Raúl Alonso
L’aspect le plus distinctif de cette exposition est certainement l’évidence d’une rupture, le solde d’une logique qui, ayant rencontré sa propre limite, a fini par se fractionner en propositions tournées vers des Futurs Renovateurs impossibles. C’est du moins ce que me suggère cette exposition qui nous invite à sonder les traces d’une rupture, encore fraîche et profonde, qui s’est inscrite dans le pèlerinage pictural d’Alejandro Decinti.

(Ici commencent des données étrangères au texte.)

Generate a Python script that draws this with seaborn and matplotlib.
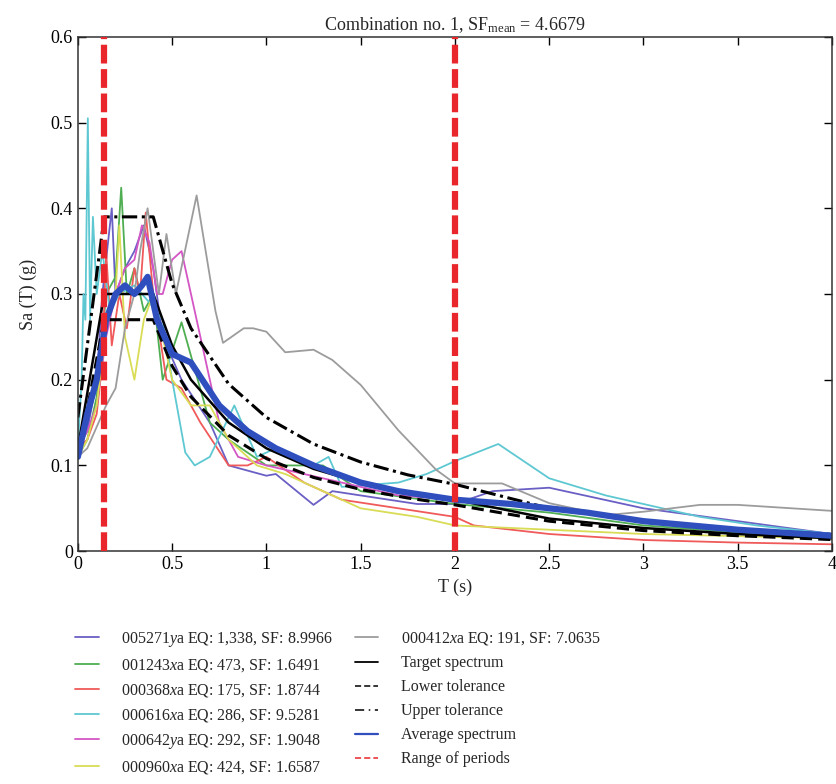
import matplotlib
matplotlib.use("Agg")
import matplotlib.pyplot as plt
import seaborn as sns
from matplotlib.lines import Line2D

# periods (s) and spectral accelerations (g)
t_005271 = [0, 0.05, 0.1, 0.13, 0.16, 0.18, 0.2, 0.25, 0.3, 0.35, 0.4, 0.45, 0.55, 0.7, 0.8, 1.0, 1.05, 1.25, 1.35, 1.5, 1.8, 2.0, 2.2, 2.5, 3.0, 3.5, 4.0]
sa_005271 = [0.12, 0.14, 0.2, 0.3, 0.36, 0.4, 0.3, 0.33, 0.35, 0.38, 0.33, 0.25, 0.2, 0.15, 0.1, 0.088, 0.09, 0.054, 0.07, 0.065, 0.055, 0.055, 0.07, 0.074, 0.05, 0.035, 0.02]

t_001243 = [0, 0.05, 0.1, 0.15, 0.2, 0.23, 0.26, 0.3, 0.35, 0.4, 0.45, 0.55, 0.7, 0.8, 1.0, 1.3, 1.5, 2.0, 2.5, 3.0, 3.5, 4.0]
sa_001243 = [0.11, 0.13, 0.18, 0.3, 0.32, 0.424, 0.3, 0.33, 0.28, 0.3, 0.2, 0.267, 0.15, 0.13, 0.1, 0.1, 0.07, 0.055, 0.045, 0.03, 0.022, 0.015]

t_000368 = [0, 0.05, 0.1, 0.13, 0.15, 0.18, 0.22, 0.26, 0.3, 0.33, 0.36, 0.4, 0.47, 0.55, 0.65, 0.8, 0.9, 1.0, 1.2, 1.4, 1.7, 2.0, 2.1, 2.5, 3.0, 3.5, 4.0]
sa_000368 = [0.12, 0.13, 0.16, 0.22, 0.35, 0.24, 0.3, 0.26, 0.33, 0.3, 0.395, 0.3, 0.2, 0.19, 0.15, 0.1, 0.1, 0.11, 0.08, 0.06, 0.05, 0.04, 0.03, 0.02, 0.013, 0.01, 0.008]

t_000616 = [0, 0.02, 0.03, 0.04, 0.053, 0.065, 0.08, 0.1, 0.13, 0.17, 0.22, 0.3, 0.38, 0.45, 0.5, 0.57, 0.62, 0.7, 0.83, 0.95, 1.05, 1.25, 1.33, 1.4, 1.7, 1.85, 2.0, 2.23, 2.5, 2.8, 3.3, 3.6, 4.0]
sa_000616 = [0.12, 0.2, 0.3, 0.27, 0.505, 0.27, 0.39, 0.3, 0.35, 0.28, 0.3, 0.31, 0.29, 0.27, 0.2, 0.115, 0.1, 0.11, 0.17, 0.11, 0.12, 0.1, 0.11, 0.075, 0.08, 0.09, 0.105, 0.125, 0.085, 0.065, 0.04, 0.03, 0.02]

t_000642 = [0, 0.05, 0.1, 0.15, 0.2, 0.25, 0.3, 0.34, 0.38, 0.42, 0.45, 0.5, 0.55, 0.6, 0.75, 0.85, 1.0, 1.2, 1.4, 1.7, 2.0, 2.5, 3.0, 3.5, 4.0]
sa_000642 = [0.12, 0.14, 0.17, 0.25, 0.3, 0.33, 0.34, 0.38, 0.36, 0.3, 0.3, 0.34, 0.35, 0.3, 0.15, 0.11, 0.1, 0.09, 0.08, 0.065, 0.06, 0.05, 0.035, 0.025, 0.015]

t_000960 = [0, 0.05, 0.1, 0.15, 0.2, 0.22, 0.25, 0.3, 0.35, 0.4, 0.5, 0.6, 0.7, 0.8, 0.95, 1.1, 1.3, 1.5, 1.8, 2.0, 2.5, 3.0, 4.0]
sa_000960 = [0.11, 0.13, 0.17, 0.26, 0.3, 0.38, 0.25, 0.2, 0.27, 0.3, 0.2, 0.17, 0.17, 0.13, 0.1, 0.09, 0.07, 0.05, 0.04, 0.03, 0.025, 0.02, 0.015]

t_000412 = [0, 0.05, 0.15, 0.2, 0.25, 0.3, 0.33, 0.37, 0.43, 0.47, 0.52, 0.63, 0.73, 0.77, 0.88, 0.93, 1.0, 1.1, 1.25, 1.35, 1.5, 1.7, 1.9, 2.0, 2.25, 2.5, 2.8, 3.0, 3.3, 3.5, 4.0]
sa_000412 = [0.11, 0.12, 0.17, 0.19, 0.26, 0.3, 0.35, 0.4, 0.3, 0.37, 0.3, 0.415, 0.28, 0.243, 0.26, 0.26, 0.256, 0.232, 0.235, 0.223, 0.194, 0.141, 0.095, 0.079, 0.079, 0.056, 0.042, 0.046, 0.054, 0.054, 0.047]

t_target = [0, 0.14, 0.4, 0.5, 0.6, 0.8, 1.0, 1.25, 1.5, 1.75, 2.0, 2.5, 3.0, 3.5, 4.0]
sa_target = [0.12, 0.3, 0.3, 0.24, 0.2, 0.15, 0.12, 0.096, 0.08, 0.069, 0.06, 0.038, 0.027, 0.02, 0.015]
sa_lower = [0.108, 0.27, 0.27, 0.216, 0.18, 0.135, 0.108, 0.086, 0.072, 0.062, 0.054, 0.035, 0.024, 0.018, 0.0135]
sa_upper = [0.156, 0.39, 0.39, 0.312, 0.26, 0.195, 0.156, 0.125, 0.104, 0.089, 0.078, 0.05, 0.035, 0.025, 0.0195]

t_avg = [0, 0.05, 0.1, 0.15, 0.2, 0.25, 0.3, 0.34, 0.37, 0.42, 0.5, 0.6, 0.75, 0.9, 1.05, 1.25, 1.5, 1.7, 2.0, 2.3, 2.7, 3.0, 3.5, 4.0]
sa_avg = [0.11, 0.16, 0.2, 0.27, 0.3, 0.31, 0.3, 0.31, 0.32, 0.27, 0.23, 0.22, 0.17, 0.14, 0.12, 0.1, 0.08, 0.07, 0.06, 0.055, 0.045, 0.035, 0.025, 0.018]

period_range = [0.14, 2.0]

records = [
    ("005271$\\it{y}$a EQ: 1,338, SF: 8.9966", t_005271, sa_005271, "#6a5fc4"),
    ("001243$\\it{x}$a EQ: 473, SF: 1.6491", t_001243, sa_001243, "#4fae52"),
    ("000368$\\it{x}$a EQ: 175, SF: 1.8744", t_000368, sa_000368, "#f05a5a"),
    ("000616$\\it{x}$a EQ: 286, SF: 9.5281", t_000616, sa_000616, "#5ec8d2"),
    ("000642$\\it{y}$a EQ: 292, SF: 1.9048", t_000642, sa_000642, "#d455c4"),
    ("000960$\\it{x}$a EQ: 424, SF: 1.6587", t_000960, sa_000960, "#d9dc55"),
    ("000412$\\it{x}$a EQ: 191, SF: 7.0635", t_000412, sa_000412, "#9c9c9c"),
]

sns.set_style("ticks")
plt.rcParams["font.family"] = ["Liberation Serif", "DejaVu Serif"]
plt.rcParams["mathtext.fontset"] = "custom"
plt.rcParams["mathtext.rm"] = "Liberation Serif"
plt.rcParams["mathtext.it"] = "Liberation Serif:italic"

fig = plt.figure(figsize=(8.37, 7.84), dpi=100)
ax = fig.add_axes([0.093, 0.297, 0.901, 0.656])

handles = []
for label, t, sa, color in records:
    sns.lineplot(x=t, y=sa, ax=ax, color=color, linewidth=1.3)
    handles.append(Line2D([], [], color=color, lw=1.3, label=label))

sns.lineplot(x=t_target, y=sa_target, ax=ax, color="black", linewidth=1.8)
sns.lineplot(x=t_target, y=sa_lower, ax=ax, color="black", linewidth=2.2, linestyle=(0, (4, 2)))
sns.lineplot(x=t_target, y=sa_upper, ax=ax, color="black", linewidth=2.2, linestyle=(0, (5, 1.5, 1, 1.5)))
sns.lineplot(x=t_avg, y=sa_avg, ax=ax, color="#2f4fbf", linewidth=4.5)
for p in period_range:
    ax.axvline(p, color="#e8262b", linewidth=4.5, linestyle=(0, (3, 0.9)), zorder=5)

handles += [
    Line2D([], [], color="black", lw=1.3, label="Target spectrum"),
    Line2D([], [], color="black", lw=1.1, ls=(0, (4, 2)), label="Lower tolerance"),
    Line2D([], [], color="black", lw=1.1, ls=(0, (6, 3, 1, 3)), label="Upper tolerance"),
    Line2D([], [], color="#2f4fbf", lw=1.6, label="Average spectrum"),
    Line2D([], [], color="#e8262b", lw=1.1, ls=(0, (4, 2)), label="Range of periods"),
]

ax.set_xlim(0, 4)
ax.set_ylim(0, 0.6)
ax.set_xticks([0, 0.5, 1, 1.5, 2, 2.5, 3, 3.5, 4])
ax.set_xticklabels(["0", "0.5", "1", "1.5", "2", "2.5", "3", "3.5", "4"])
ax.set_yticks([0, 0.1, 0.2, 0.3, 0.4, 0.5, 0.6])
ax.set_yticklabels(["0", "0.1", "0.2", "0.3", "0.4", "0.5", "0.6"])
ax.tick_params(direction="in", top=True, right=True, labelsize=13, length=6, width=1, colors="black")
for s in ax.spines.values():
    s.set_linewidth(1.1)
    s.set_color("#333333")
ax.set_xlabel("T (s)", fontsize=13, labelpad=4)
ax.set_ylabel("Sa (T) (g)", fontsize=13, labelpad=10)
ax.set_title("Combination no. 1, SF$_{\\mathrm{mean}}$ = 4.6679", fontsize=13, pad=5)

fig.legend(handles=handles, loc="upper left", bbox_to_anchor=(0.073, 0.215), ncol=2,
           frameon=False, fontsize=11.5, handlelength=1.45, labelspacing=0.5, columnspacing=1.4,
           handletextpad=1.4)

fig.savefig("out.png", dpi=100)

Lorsque j’ai eu l’opportunité de visiter Alejandro Decinti dans son atelier, il y a quelques semaines, et de pouvoir examiner sa production la plus récente, j’ai éprouvé une étrange sensation. Les peintures me sont apparues sous un jour nouveau, qu’il me semblait avoir pressenti auparavant : la consistance du geste figuratif, en tant que référent absolu, s’ouvrait à des propositions plus abstraites, comme s’il s’agissait d’une tentative de mettre sous nos yeux l’opération même de la peinture, bien au-delà de toute volonté de représentation mimétique. C’est la grande toile de fond qui nous permet de comprendre le jeu de relations complexe et novateur qu’il nous offre à travers les éléments de chaque peinture, les différents tableaux, les tableaux et les murs, le sol, l’air, le silence, la lumière et l’ombre.
La figure humaine est l’autre grand rempart de l’exposition. Elle se présente à nous comme une protagoniste absolue, mais il ne s’agit pas de n’importe quelle représentation. Alejandro Decinti nous confronte à sa réalité la plus proche, comme si nous regardions par le trou d’une serrure qui donnerait sur son intimité. Nous nous trouvons devant une thématique déjà explorée à plusieurs reprises par ce peintre. Aussi lorsqu’il confirme l’intérêt qu’il porte à cette thématique, en la transformant en une tentative de maintenir durant un laps de temps déterminé, des variations douces sur une même image, nous nous retrouvons face à l’énigme d’une pratique dont l’unique certitude est concentrée dans sa stricte visualité.
Dans ce sens, chaque œuvre est le fruit d’une réception, où l’artiste se comporte comme l’antenne de l’information qui lui est procurée – quasiment sans interférences ni bruits – par son entourage immédiat. Alejandro Decinti capte de cette manière ce qu’il possède intérieurement, et tout ce qui a lieu à l’extérieur de lui-même, l’intègre à son univers, sur un mode à la fois multiple et synchronique, dans une relation de vases communicants qui se matérialise avec efficacité dans ses œuvres.
Avec ces deux piliers à la base de son œuvre, nous pouvons porter notre regard sur une collection d’œuvres qui est le fruit d’une élaboration rigoureuse, mais qui ne représente pas seulement l’ambition artisanale d’un homme à la recherche de la maîtrise absolue de son art, mais dont les qualités formelles sont celles qui s’adaptent le mieux au monde qu’il veut nous dépeindre. Pour remplir ces objectifs, Alejandro Decinti élimine tout ce qui s’avère accessoire, ainsi que tout trait qui pourrait exprimer le doute ou l’impulsion incontrôlée, dans un effort quasi ascétique pour recourir seulement à l’essentiel.
Parfois, l’on peut éprouver la sensation que ce sont les propres tableaux qui ont demandé leur transformation, comme les personnages d’un roman demandent à l’écrivain un développement propre et différencié par rapport à l’histoire du créateur, dans ce vécu intime et continu que représente la peinture du processus d’élévation de la réalité aux paysages de l’esprit.
Si le but de l’art moderne est de se débarrasser de tout ce qui nous renvoie au présent, en ces jours qui courent vélocement, Alejandro Decinti, dans sa tentative d’unir rénovation et tradition, émerge, régi par ses propres lois, en projetant sur lui-même des nuances multiples qui nous ramènent à la clarté et à la franchise qui ont depuis toujours caractérisé ce créateur.